Wednesday, April 24, 2013

Untenable Choices: Full day kindergarten for all or pre-kindergarten for some?


In a positive step forward yesterday, the Minnesota House voted to pay for free all-day kindergarten statewide and to make early-childhood education programs more affordable.  It moves on to the Senate now, which has indicated support for similar legislation with some differences; the Senate plan calls for $50 million in preschool scholarships and $105 million for full day kindergarten whereas the House recommends spending $44 million on preschool and $130 million on full day K. 

It’s a start. 

According to the Children’s Defense Fund, Minnesota is one of twelve states that currently allow school districts to charge tuition to parents for the other half of the school day.  This is one of four arrangements happening in the United States—the other three; providing full day kindergarten for no additional cost, only allowing for half-day kindergarten, or no statutory requirement for kindergarten are the other three. 
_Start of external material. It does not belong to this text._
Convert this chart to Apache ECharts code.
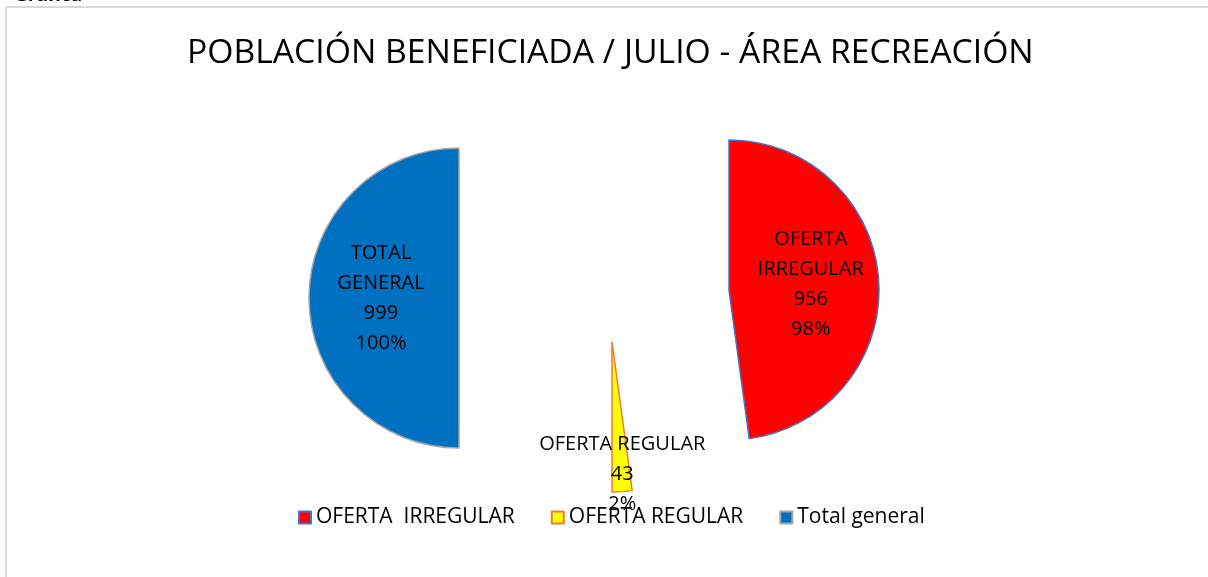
<!DOCTYPE html>
<html>
<head>
<meta charset="utf-8">
<script src="https://cdn.jsdelivr.net/npm/echarts@6/dist/echarts.min.js"></script>
<style>
  html, body { margin: 0; padding: 0; background: #fff; }
  #chart { width: 1208px; height: 577px; }
</style>
</head>
<body>
<div id="chart"></div>
<script>
// datos
const categories = ['OFERTA  IRREGULAR', 'OFERTA REGULAR', 'Total general']
const values = [956, 43, 999]
const sliceLabels = ['OFERTA\nIRREGULAR', 'OFERTA REGULAR', 'TOTAL\nGENERAL']
const pctLabels = ['98%', '2%', '100%']

const fills = ['#FF0000', '#FFFF00', '#0070C0']
const borders = ['#4472C4', '#ED7D31', '#A5A5A5']
// cada porción "explotada" se dibuja en su propia serie con su propio centro
const centers = [[729, 290], [612, 342], [459, 298]]
const labelShift = [[4, 0], [5, 54], [0, 0]]

const FONT = 'Open Sans'

function sliceSeries(k) {
  return {
    type: 'pie',
    silent: true,
    radius: 150,
    center: centers[k],
    startAngle: 90,
    clockwise: true,
    avoidLabelOverlap: false,
    labelLayout: { dx: labelShift[k][0], dy: labelShift[k][1] },
    data: categories.map((name, i) => ({
      name,
      value: values[i],
      itemStyle: i === k
        ? { color: fills[i], borderColor: borders[i], borderWidth: 1.5 }
        : { color: 'rgba(0,0,0,0)', borderWidth: 0 },
      label: i === k
        ? {
            show: true,
            position: 'inside',
            formatter: sliceLabels[i] + '\n' + values[i] + '\n' + pctLabels[i],
            color: '#000',
            fontFamily: FONT,
            fontSize: 20,
            lineHeight: 30,
            align: 'center'
          }
        : { show: false },
      labelLine: { show: false }
    }))
  }
}

const chart = echarts.init(document.getElementById('chart'))
chart.setOption({
  animation: false,
  backgroundColor: '#fff',
  title: {
    text: 'POBLACIÓN BENEFICIADA / JULIO - ÁREA RECREACIÓN',
    left: 182,
    top: 31,
    textStyle: { fontFamily: FONT, fontSize: 33.7, fontWeight: 'normal', color: '#000' }
  },
  legend: {
    left: 298,
    top: 507,
    padding: 0,
    icon: 'rect',
    itemWidth: 12,
    itemHeight: 12,
    itemGap: 36,
    textStyle: { fontFamily: FONT, fontSize: 21, color: '#000' },
    data: categories.map((name, i) => ({
      name,
      itemStyle: { color: fills[i], borderColor: borders[i], borderWidth: 2 }
    }))
  },
  graphic: [
    { type: 'line', shape: { x1: 6, y1: 7, x2: 1208, y2: 7 }, style: { stroke: '#d9d9d9', lineWidth: 2 } },
    { type: 'line', shape: { x1: 6, y1: 7, x2: 6, y2: 577 }, style: { stroke: '#d9d9d9', lineWidth: 2 } },
    { type: 'text', left: 14, top: -14, style: { text: 'Gráfica', font: 'bold 19px "Open Sans"', fill: '#000' } }
  ],
  series: [sliceSeries(0), sliceSeries(1), sliceSeries(2)]
})
</script>
</body>
</html>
Given those options nationwide, Minnesota’s new legislation would be closer to the head-of-the-pack.  The impact is summarized here:
-      Currently, about 75 percent of students have access to full day kindergarten, but about 10,000 families must pay for it. The bill will save those families $26 million.
-      Scholarships to low-income families so their children can attend preschool. (See chart below for additional info.)


You’ll note that the current funds proposed for early childhood, still don’t sufficiently provide for every child in Minnesota.  And—in the Senate version of the bill, funds are diverted from full-day K to early childhood scholarships (while still not meeting the needs for either). 

Not only is this an untenable choice for Minnesota families, its an untenable choice for all Minnesotans—and for every other state in our nation that’s failing to fully fund early childhood and kindergarten for all children. 

Why? Because we know that early investments in our students produce a higher rate of return, than just about any other social investment. In 2003, Rob Grunewald an economic analyst and Art Rolnick, the former research director at the Minneapolis Fed published a landmark paper estimating that dollars invested in high-quality preschool education for disadvantaged kids paid an inflation-adjusted 16 percent return. Other experts who reviewed the findings set it at 10 percent rather than 16. But the overall return is high, and clear: students who are ready to learn in kindergarten do better in school and beyond, become more productive workers, and are significantly less likely to burden the taxpayers with costs of crime and welfare. Or as Fredrick Douglass stated, “Easier to build strong children than to repair broken men."

And, despite this new legislation putting us near the front of the pack nationally, we’re still trailing internationally.
   
According to the OECD Education at a Glance 2012, a study of its 34-member countries and several additional G20 countries:
  
-      Across the studied countries in 2010, 79 percent of 4-year-olds were enrolled in preschool education. In the European Union, the percentage was 83.
-      In comparison, only 69 percent of U.S. 4-year-olds were enrolled in preschool education, ranking the U.S. 28th among 38 nations studied.
-      The top 15 countries, including many of our economic competitors, all had enrollments exceeding 90 percent.
-      The typical preschool starting age for U.S. children is 4, compared with a starting age of 3 or younger in 21 other OECD countries.

The OECD data suggest that enrollment in early childhood education correlates with higher educational achievement later. Students who received preschool education performed better at age 15 on international tests of reading, mathematics and science (using the Program for International Student Assessment-PISA). In fact, the more preschool education a child had, the higher their 15-year-old score. Students with one additional year of preschool had scores almost 10 points higher.

While the U.S. spends considerably more per 4-year-old pupil than the OECD average — $8,396 compared with $6,670 — much of our expenditure comes from private sources. Only 55 percent of U.S. preschool students were enrolled in public programs, compared with 84 percent in public or publicly supported private settings in other countries.
Given all of this, not only should we be fully funding a full day of kindergarten, we should also be ensuring that every child has access to high-quality pre-K. There certainly shouldn’t be a trade-off between the two.  And if we’re talking about what’s fiscally responsible, if there is another investment that the state is making or could make that pays for itself and then some, I can’t think of a more responsible investment.

So if you’ve gotten this far, and this is making sense, contact your Senator today and get behind this legislation.

It may not be perfect, but it’s a start.